The Defense Department's Mark Center, above, which opened in September in Alexandria, Va., has LEED Gold certification. (Marc Barnes / Army Corps of Engineers)
The Defense Department is barred from using any money to certify its buildings LEED Gold or Platinum, under a law President Obama signed Dec. 31.
Those ratings are the two highest from the U.S. Green Building Council's Leadership in Energy and Environmental Design Program — which the Defense Department and other agencies use to measure energy efficiency and compliance with environmental mandates.
The National Defense Authorization Act also requires DoD to submit a report to Congress analyzing the cost-effectiveness of LEED certifications and the standards set by the American Society of Heating, Refrigerating and Air-Conditioning Engineers.
The law allows the Defense secretary to proceed with LEED certification if a project is cost effective and DoD proves it can make back the project cost in energy savings.
The federal government has 641 LEED-certified buildings and 3,954 in the certification process, according to the Green Building Council. Government buildings make up 27 percent of all LEED projects.

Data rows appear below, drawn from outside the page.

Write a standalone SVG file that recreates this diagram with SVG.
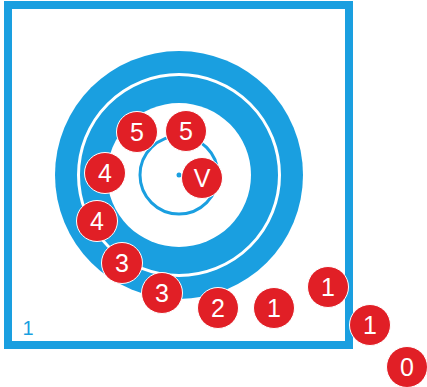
<svg xmlns="http://www.w3.org/2000/svg" width="427" height="387" viewBox="0 0 427 387">
<style>
.b{fill:#1a9fe0}
.m circle{fill:#e11f26;stroke:#fff;stroke-width:1}
.m text{fill:#fff;font-family:"Liberation Sans",Arial,sans-serif;font-size:25px;text-anchor:middle}
</style>
<rect width="427" height="387" fill="#fff"/>
<g id="frame">
<rect x="8" y="5" width="341" height="340" fill="none" stroke="#1a9fe0" stroke-width="8"/>
<text x="28" y="335" fill="#1a9fe0" font-family="Liberation Sans,Arial,sans-serif" font-size="20" text-anchor="middle">1</text>
</g>
<g id="target">
<circle cx="179" cy="175" r="124" class="b"/>
<circle cx="179" cy="175" r="100.5" fill="none" stroke="#fff" stroke-width="3"/>
<circle cx="179" cy="175" r="72" fill="#fff"/>
<circle cx="179" cy="175" r="39" fill="none" stroke="#1a9fe0" stroke-width="3"/>
<circle cx="179" cy="175" r="2.5" class="b"/>
</g>
<g class="m">
<g id="s5a"><circle cx="137" cy="132" r="20.5"/><text x="137" y="141">5</text></g>
<g id="s5b"><circle cx="186" cy="131" r="20.5"/><text x="186" y="140">5</text></g>
<g id="sV"><circle cx="202" cy="178" r="20.5"/><text x="202" y="187">V</text></g>
<g id="s4a"><circle cx="105" cy="173" r="20.5"/><text x="105" y="182">4</text></g>
<g id="s4b"><circle cx="97" cy="221" r="20.5"/><text x="97" y="230">4</text></g>
<g id="s3a"><circle cx="122" cy="263" r="20.5"/><text x="122" y="272">3</text></g>
<g id="s3b"><circle cx="162" cy="293" r="20.5"/><text x="162" y="302">3</text></g>
<g id="s2"><circle cx="218" cy="308" r="20.5"/><text x="218" y="317">2</text></g>
<g id="s1a"><circle cx="274" cy="308" r="20.5"/><text x="274" y="317">1</text></g>
<g id="s1b"><circle cx="328" cy="287" r="20.5"/><text x="328" y="296">1</text></g>
<g id="s1c"><circle cx="370" cy="325" r="20.5"/><text x="370" y="334">1</text></g>
<g id="s0"><circle cx="407" cy="367" r="20.5"/><text x="407" y="376">0</text></g>
</g>
</svg>
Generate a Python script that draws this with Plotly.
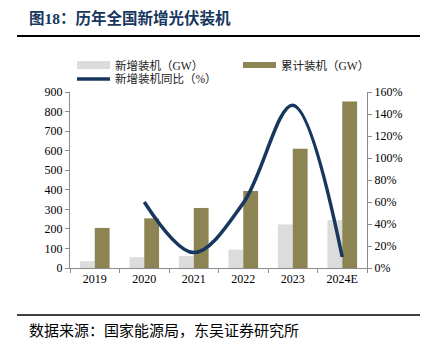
import plotly.graph_objects as go

years = ["2019", "2020", "2021", "2022", "2023", "2024E"]
new_gw = [35, 55, 61, 94, 223, 245]
cum_gw = [205, 254, 307, 394, 610, 852]
yoy_years = ["2020", "2021", "2022", "2023", "2024E"]
yoy_pct = [0.60, 0.14, 0.59, 1.48, 0.10]

W, H = 426, 354
L, R, T, B = 70, 367, 92, 268  # plot area in px

def px(x):
    return (x - L) / (R - L)

def py(y):
    return (B - y) / (B - T)

GRAY = "#DCDCDC"
OLIVE = "#8C8453"
NAVY = "#17375E"
SERIF = "Liberation Serif, Noto Sans CJK SC"
CJK = "Noto Sans CJK SC"

fig = go.Figure()
fig.add_trace(go.Bar(x=years, y=new_gw, name="新增装机（GW）", marker_color=GRAY,
                     marker_line_width=0, yaxis="y"))
fig.add_trace(go.Bar(x=years, y=cum_gw, name="累计装机（GW）", marker_color=OLIVE,
                     marker_line_width=0, yaxis="y"))
fig.add_trace(go.Scatter(x=yoy_years, y=yoy_pct, name="新增装机同比（%）", mode="lines",
                         line=dict(color=NAVY, width=3.5, shape="spline", smoothing=1.0),
                         yaxis="y2"))

axis_col = "#8C8C8C"
fig.update_layout(
    width=W, height=H,
    margin=dict(l=L, r=W - R, t=T, b=H - B),
    paper_bgcolor="white", plot_bgcolor="white",
    showlegend=False,
    barmode="group", bargap=0.4, bargroupgap=0,
    xaxis=dict(type="category", showline=True, linecolor=axis_col, linewidth=1,
               ticks="outside", tickson="boundaries", ticklen=4, tickcolor=axis_col,
               tickfont=dict(family=SERIF, size=12, color="black"), showgrid=False),
    yaxis=dict(range=[0, 900], dtick=100, showline=True, linecolor=axis_col, linewidth=1,
               ticks="outside", ticklen=4, tickcolor=axis_col, showgrid=False, zeroline=False,
               tickfont=dict(family=SERIF, size=12, color="black")),
    yaxis2=dict(range=[0, 1.6], dtick=0.2, tickformat=".0%", overlaying="y", side="right",
                showline=True, linecolor=axis_col, linewidth=1, ticks="outside", ticklen=4,
                tickcolor=axis_col, showgrid=False, zeroline=False,
                tickfont=dict(family=SERIF, size=12, color="black")),
)

shapes = []
annots = []
# title
annots.append(dict(x=px(27), y=py(18), xref="paper", yref="paper", xanchor="left", yanchor="middle",
                   text="<b>图18：历年全国新增光伏装机</b>", showarrow=False,
                   font=dict(family=SERIF, size=15.5, color=NAVY)))
shapes.append(dict(type="line", xref="paper", yref="paper", x0=px(17), x1=px(420), y0=py(36), y1=py(36),
                   line=dict(color="black", width=2)))
# legend
shapes.append(dict(type="rect", xref="paper", yref="paper", x0=px(77), x1=px(110), y0=py(61), y1=py(69),
                   fillcolor=GRAY, line_width=0))
annots.append(dict(x=px(113), y=py(65), xref="paper", yref="paper", xanchor="left", yanchor="middle",
                   text="新增装机（GW）", showarrow=False, font=dict(family=SERIF, size=11.5, color="#222")))
shapes.append(dict(type="rect", xref="paper", yref="paper", x0=px(243), x1=px(276), y0=py(62), y1=py(68),
                   fillcolor=OLIVE, line_width=0))
annots.append(dict(x=px(279), y=py(65), xref="paper", yref="paper", xanchor="left", yanchor="middle",
                   text="累计装机（GW）", showarrow=False, font=dict(family=SERIF, size=11.5, color="#222")))
shapes.append(dict(type="line", xref="paper", yref="paper", x0=px(77), x1=px(110), y0=py(79), y1=py(79),
                   line=dict(color=NAVY, width=3.5)))
annots.append(dict(x=px(113), y=py(79), xref="paper", yref="paper", xanchor="left", yanchor="middle",
                   text="新增装机同比（%）", showarrow=False, font=dict(family=SERIF, size=11.5, color="#222")))
# source
shapes.append(dict(type="line", xref="paper", yref="paper", x0=px(17), x1=px(420), y0=py(315), y1=py(315),
                   line=dict(color="black", width=1.5)))
annots.append(dict(x=px(27), y=py(329), xref="paper", yref="paper", xanchor="left", yanchor="middle",
                   text="数据来源：国家能源局，东吴证券研究所", showarrow=False,
                   font=dict(family=CJK, size=15, color="black")))

fig.update_layout(shapes=shapes, annotations=annots)
fig.write_html("out.html")
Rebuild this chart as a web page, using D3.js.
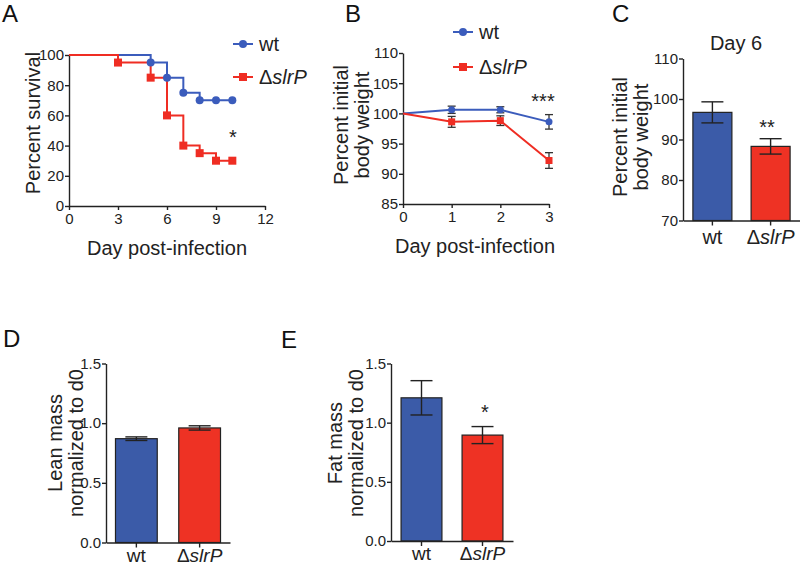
<!DOCTYPE html>
<html><head><meta charset="utf-8">
<script src="https://cdn.jsdelivr.net/npm/d3@7"></script>
<style>
html,body{margin:0;padding:0;background:#fff;}
svg{display:block;font-family:"Liberation Sans",Arial,Helvetica,sans-serif;}
</style></head>
<body>
<svg id="fig" width="800" height="568"></svg>
<script>
// ---------- data ----------
// A: survival
const wtSurvDays  = [0, 5, 6, 7, 8, 9, 10];
const wtSurv      = [100, 95, 85, 75, 70, 70, 70];
const mutSurvDays = [0, 3, 5, 6, 7, 8, 9, 10];
const mutSurv     = [100, 95, 85, 60, 40, 35, 30, 30];
const survXTicks  = [0, 3, 6, 9, 12];
const survYTicks  = [0, 20, 40, 60, 80, 100];
// B: body weight over time
const weightDays  = [0, 1, 2, 3];
const wtWeight    = [100, 100.6, 100.6, 98.6];
const wtWeightErr = [0, 0.6, 0.5, 1.2];
const mutWeight   = [100, 98.6, 98.8, 92.2];
const mutWeightErr= [0, 0.9, 0.8, 1.3];
const weightYTicks= [85, 90, 95, 100, 105, 110];
// groups
const groups      = ["wt", "ΔslrP"];
// C: day 6 weight
const day6Weight  = [96.7, 88.3];
const day6Err     = [2.6, 1.9];
const day6YTicks  = [70, 80, 90, 100, 110];
// D: lean mass
const leanMass    = [0.87, 0.96];
const leanErr     = [0.015, 0.018];
// E: fat mass
const fatMass     = [1.21, 0.895];
const fatErr      = [0.145, 0.072];
const massYTicks  = [0, 0.5, 1.0, 1.5];

// ---------- style ----------
const BLUE_LINE = "#3b5cbc", RED_LINE = "#ef2d23";
const BLUE_BAR = "#3b5ba8", RED_BAR = "#ee3224";
const AXIS = "#222";
const FONT_TICK = 15, FONT_TITLE = 20, FONT_LEG = 20;

const svg = d3.select("#fig");

function styleAxis(g, fs){
  g.select(".domain").attr("stroke", AXIS).attr("stroke-width", 1.4);
  g.selectAll(".tick line").attr("stroke", AXIS).attr("stroke-width", 1.4);
  g.selectAll(".tick text").attr("fill", "#222").style("font-size", fs + "px")
    .style("font-family", '"Liberation Sans",Arial,sans-serif');
}
function groupLabel(sel, txt){
  sel.text(null);
  if (txt.startsWith("Δ")) {
    sel.append("tspan").text("Δ");
    sel.append("tspan").style("font-style", "italic").text(txt.slice(1));
  } else sel.text(txt);
}
function panelLabel(t, x, y){
  svg.append("text").attr("x", x).attr("y", y).text(t)
    .style("font-size", "24px").attr("fill", "#111");
}
function yTitle(lines, xs, yc){
  lines.forEach((l, i) => {
    svg.append("text")
      .attr("transform", `translate(${xs[i]},${yc}) rotate(-90)`)
      .attr("text-anchor", "middle").attr("dy", "0.35em")
      .style("font-size", FONT_TITLE + "px").attr("fill", "#222").text(l);
  });
}
function star(txt, x, y){
  svg.append("text").attr("x", x).attr("y", y).attr("text-anchor", "middle")
    .style("font-size", "20px").attr("fill", "#222").text(txt);
}
function legend(x0, y, color, shape, label){
  const g = svg.append("g");
  g.append("line").attr("x1", x0).attr("x2", x0 + 20).attr("y1", y).attr("y2", y)
    .attr("stroke", color).attr("stroke-width", 2);
  if (shape === "circle")
    g.append("circle").attr("cx", x0 + 10).attr("cy", y).attr("r", 4).attr("fill", color);
  else
    g.append("rect").attr("x", x0 + 6).attr("y", y - 4).attr("width", 8).attr("height", 8).attr("fill", color);
  const t = g.append("text").attr("x", x0 + 26).attr("y", y).attr("dy", "0.35em")
    .style("font-size", FONT_LEG + "px").attr("fill", "#222");
  groupLabel(t, label);
}

// ---------- Panel A ----------
(function(){
  const x = d3.scaleLinear().domain([0, 12]).range([69, 265]);
  const y = d3.scaleLinear().domain([0, 100]).range([206, 55]);
  const gx = svg.append("g").attr("transform", "translate(0,206)")
    .call(d3.axisBottom(x).tickValues(survXTicks).tickSize(4).tickSizeOuter(0).tickPadding(3));
  styleAxis(gx, FONT_TICK);
  const gy = svg.append("g").attr("transform", "translate(69,0)")
    .call(d3.axisLeft(y).tickValues(survYTicks).tickSize(4).tickSizeOuter(0).tickPadding(1));
  styleAxis(gy, FONT_TICK);

  const line = d3.line().x(d => x(d[0])).y(d => y(d[1])).curve(d3.curveStepAfter);
  const wt = wtSurvDays.map((d, i) => [d, wtSurv[i]]);
  const mut = mutSurvDays.map((d, i) => [d, mutSurv[i]]);
  svg.append("path").datum(wt).attr("d", line).attr("fill", "none")
    .attr("stroke", BLUE_LINE).attr("stroke-width", 2);
  svg.append("path").datum(mut).attr("d", line).attr("fill", "none")
    .attr("stroke", RED_LINE).attr("stroke-width", 2);
  svg.selectAll(".aw").data(wt.filter(d => d[0] > 0)).enter().append("circle")
    .attr("cx", d => x(d[0])).attr("cy", d => y(d[1])).attr("r", 4).attr("fill", BLUE_LINE);
  svg.selectAll(".am").data(mut.filter(d => d[0] > 0)).enter().append("rect")
    .attr("x", d => x(d[0]) - 4).attr("y", d => y(d[1]) - 4).attr("width", 8).attr("height", 8)
    .attr("fill", RED_LINE);

  svg.append("text").attr("x", 167).attr("y", 255).attr("text-anchor", "middle")
    .style("font-size", FONT_TITLE + "px").attr("fill", "#222").text("Day post-infection");
  yTitle(["Percent survival"], [33], 123);
  legend(233, 44, BLUE_LINE, "circle", "wt");
  legend(233, 77, RED_LINE, "rect", "ΔslrP");
  star("*", 233, 144);
  panelLabel("A", 2, 22);
})();

// ---------- Panel B ----------
(function(){
  const x = d3.scaleLinear().domain([0, 3]).range([403, 549]);
  const y = d3.scaleLinear().domain([85, 110]).range([204, 53]);
  const gx = svg.append("g").attr("transform", "translate(0,204)")
    .call(d3.axisBottom(x).tickValues(weightDays).tickFormat(d3.format("d"))
      .tickSize(4).tickSizeOuter(0).tickPadding(3));
  styleAxis(gx, FONT_TICK);
  const gy = svg.append("g").attr("transform", "translate(403,0)")
    .call(d3.axisLeft(y).tickValues(weightYTicks).tickSize(4).tickSizeOuter(0).tickPadding(1));
  styleAxis(gy, FONT_TICK);

  const series = [
    {v: wtWeight, e: wtWeightErr, c: BLUE_LINE, s: "circle"},
    {v: mutWeight, e: mutWeightErr, c: RED_LINE, s: "rect"}
  ];
  const line = d3.line().x(d => x(d.d)).y(d => y(d.v));
  series.forEach(s => {
    const pts = weightDays.map((d, i) => ({d, v: s.v[i], e: s.e[i]}));
    svg.append("path").datum(pts).attr("d", line).attr("fill", "none")
      .attr("stroke", s.c).attr("stroke-width", 2);
    const eb = pts.filter(p => p.e > 0);
    const g = svg.append("g").attr("stroke", "#333").attr("stroke-width", 1.3);
    eb.forEach(p => {
      const cx = x(p.d);
      g.append("line").attr("x1", cx).attr("x2", cx).attr("y1", y(p.v - p.e)).attr("y2", y(p.v + p.e));
      g.append("line").attr("x1", cx - 4).attr("x2", cx + 4).attr("y1", y(p.v - p.e)).attr("y2", y(p.v - p.e));
      g.append("line").attr("x1", cx - 4).attr("x2", cx + 4).attr("y1", y(p.v + p.e)).attr("y2", y(p.v + p.e));
    });
    eb.forEach(p => {
      if (s.s === "circle")
        svg.append("circle").attr("cx", x(p.d)).attr("cy", y(p.v)).attr("r", 3.5).attr("fill", s.c);
      else
        svg.append("rect").attr("x", x(p.d) - 3.5).attr("y", y(p.v) - 3.5).attr("width", 7).attr("height", 7).attr("fill", s.c);
    });
  });
  svg.append("text").attr("x", 475).attr("y", 253).attr("text-anchor", "middle")
    .style("font-size", FONT_TITLE + "px").attr("fill", "#222").text("Day post-infection");
  yTitle(["Percent initial", "body weight"], [341, 362], 125);
  legend(453, 32, BLUE_LINE, "circle", "wt");
  legend(453, 67, RED_LINE, "rect", "ΔslrP");
  star("***", 543, 108);
  panelLabel("B", 345, 22);
})();

// ---------- bar panels ----------
function barPanel(opt){
  const x = d3.scaleBand().domain(groups).range(opt.xr).paddingInner(opt.pi).paddingOuter(opt.po);
  const y = d3.scaleLinear().domain(opt.yd).range(opt.yr);
  const base = opt.yr[0];
  const colors = [BLUE_BAR, RED_BAR];
  groups.forEach((gname, i) => {
    svg.append("rect").attr("x", x(gname)).attr("y", y(opt.vals[i]))
      .attr("width", x.bandwidth()).attr("height", base - y(opt.vals[i]))
      .attr("fill", colors[i]).attr("stroke", "#222").attr("stroke-width", 1.2);
    const cx = x(gname) + x.bandwidth() / 2;
    const lo = y(opt.vals[i] - opt.errs[i]), hi = y(opt.vals[i] + opt.errs[i]);
    const hw = opt.cap;
    const g = svg.append("g").attr("stroke", "#222").attr("stroke-width", 1.4);
    g.append("line").attr("x1", cx).attr("x2", cx).attr("y1", lo).attr("y2", hi);
    g.append("line").attr("x1", cx - hw).attr("x2", cx + hw).attr("y1", lo).attr("y2", lo);
    g.append("line").attr("x1", cx - hw).attr("x2", cx + hw).attr("y1", hi).attr("y2", hi);
  });
  const gx = svg.append("g").attr("transform", `translate(0,${base})`)
    .call(d3.axisBottom(x).tickSize(5).tickSizeOuter(0).tickPadding(opt.xpad));
  styleAxis(gx, opt.xfs);
  gx.selectAll(".tick text").each(function(d){ groupLabel(d3.select(this), d); });
  const gy = svg.append("g").attr("transform", `translate(${opt.xr[0]},0)`)
    .call(d3.axisLeft(y).tickValues(opt.yt).tickSize(4).tickSizeOuter(0).tickPadding(1)
      .tickFormat(opt.fmt));
  styleAxis(gy, FONT_TICK);
  return {x, y};
}

// C
barPanel({xr: [683, 800], pi: 0.33, po: 0.17, yd: [70, 110], yr: [220.5, 58.5],
  vals: day6Weight, errs: day6Err, yt: day6YTicks, fmt: d3.format("d"), cap: 11, xpad: 4, xfs: 20});
svg.append("text").attr("x", 736).attr("y", 50).attr("text-anchor", "middle")
  .style("font-size", "20px").attr("fill", "#222").text("Day 6");
yTitle(["Percent initial", "body weight"], [620, 641], 137);
star("**", 767, 134);
panelLabel("C", 612, 22);

// D
barPanel({xr: [106, 230], pi: 0.34, po: 0.15, yd: [0, 1.5], yr: [542.5, 363.5],
  vals: leanMass, errs: leanErr, yt: massYTicks, fmt: d3.format(".1f"), cap: 11, xpad: 1, xfs: 19});
yTitle(["Lean mass", "normalized to d0"], [55, 76], 443);
panelLabel("D", 3, 347);

// E
barPanel({xr: [391, 513], pi: 0.33, po: 0.165, yd: [0, 1.5], yr: [541, 363.5],
  vals: fatMass, errs: fatErr, yt: massYTicks, fmt: d3.format(".1f"), cap: 11, xpad: 1, xfs: 19});
yTitle(["Fat mass", "normalized to d0"], [335, 356], 443);
star("*", 485, 419);
panelLabel("E", 281, 348);
</script>
</body></html>
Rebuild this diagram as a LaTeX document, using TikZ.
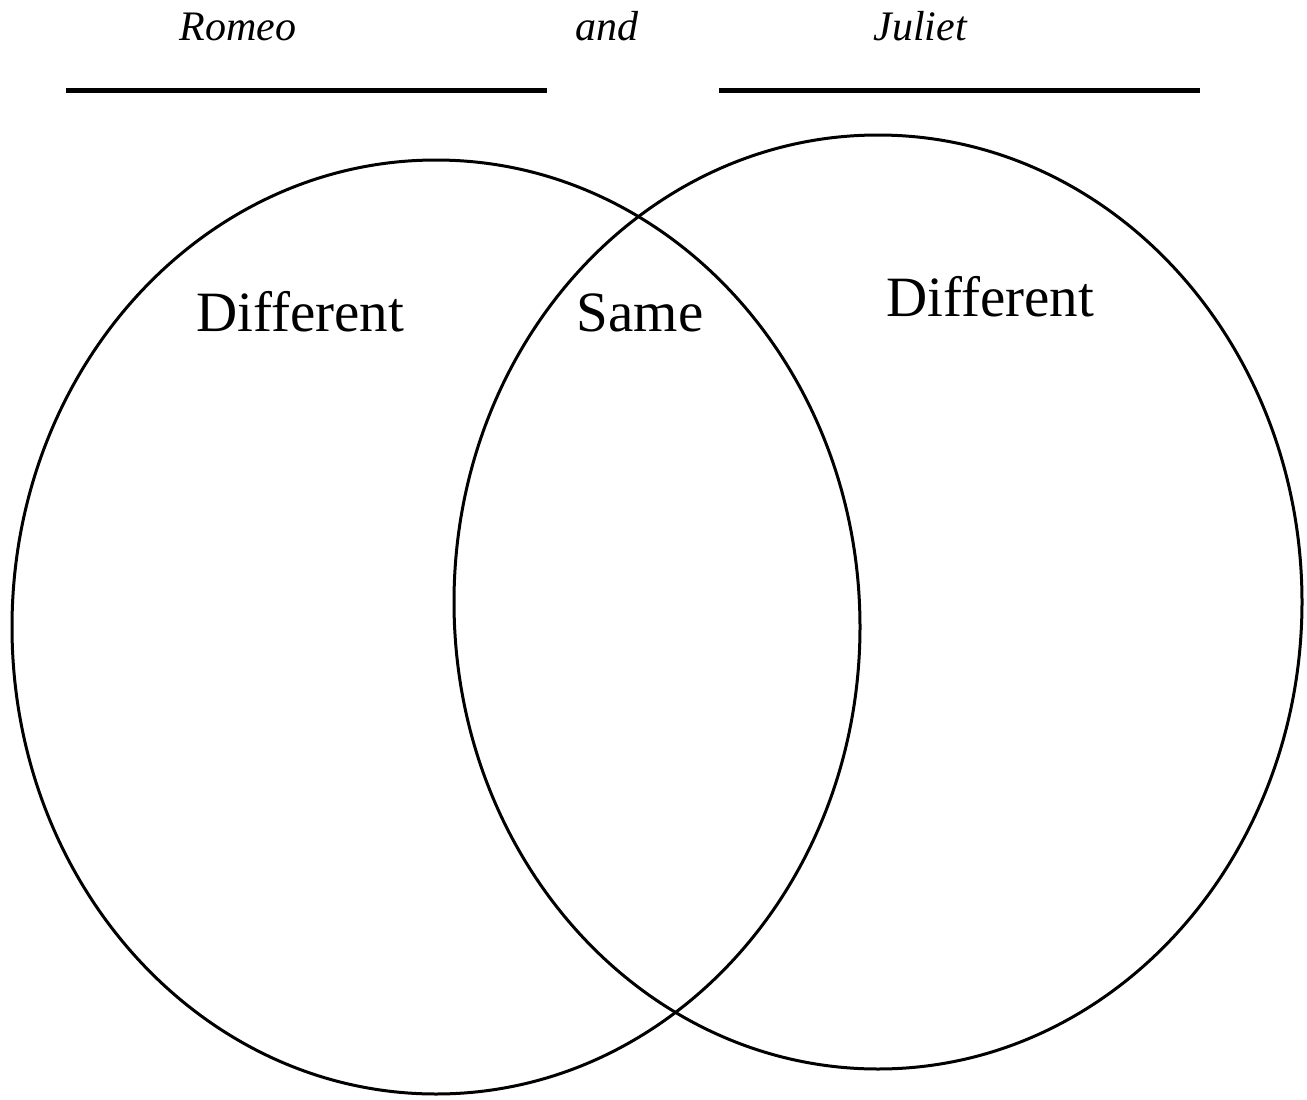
\documentclass[tikz,border=0pt]{standalone}
\usepackage{fontspec}
\setmainfont{Liberation Serif}
\begin{document}
\begin{tikzpicture}[
    x=1pt, y=-1pt,
    title/.style={font=\fontsize{42}{48}\selectfont\itshape, anchor=base},
    region/.style={font=\fontsize{57}{64}\selectfont, anchor=base},
    ring/.style={line width=3pt},
    rule/.style={line width=5pt}
  ]
  \useasboundingbox (0,0) rectangle (1307,1100);

  % the two sets
  \draw[ring] (436,627) ellipse [x radius=424pt, y radius=467pt];
  \draw[ring] (878,602) ellipse [x radius=424pt, y radius=467pt];

  % titles over the blank lines
  \node[title] (romeo) at (238,40) {Romeo};
  \node[title] (and) at (607,40) {and};
  \node[title] (juliet) at (920,40) {Juliet};

  \coordinate (leftA) at (66,90);
  \coordinate (leftB) at (547,90);
  \coordinate (rightA) at (719,90);
  \coordinate (rightB) at (1200,90);
  \draw[rule] (leftA) -- (leftB);
  \draw[rule] (rightA) -- (rightB);

  % region labels
  \node[region] (diffL) at (300,331) {Different};
  \node[region] (same) at (640,331) {Same};
  \node[region] (diffR) at (990,316) {Different};
\end{tikzpicture}
\end{document}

Federal agencies are working to meet a 2009 executive order to make 15 percent of their buildings "green" by the end of fiscal 2015. To be considered green, a newly constructed building must use 30 percent less energy than a typical building of the same size. Renovated buildings must use 20 percent less energy. Also, they must meet specific standards for water efficiency, recycling, indoor air quality and low-emission paints and sealants, among other things.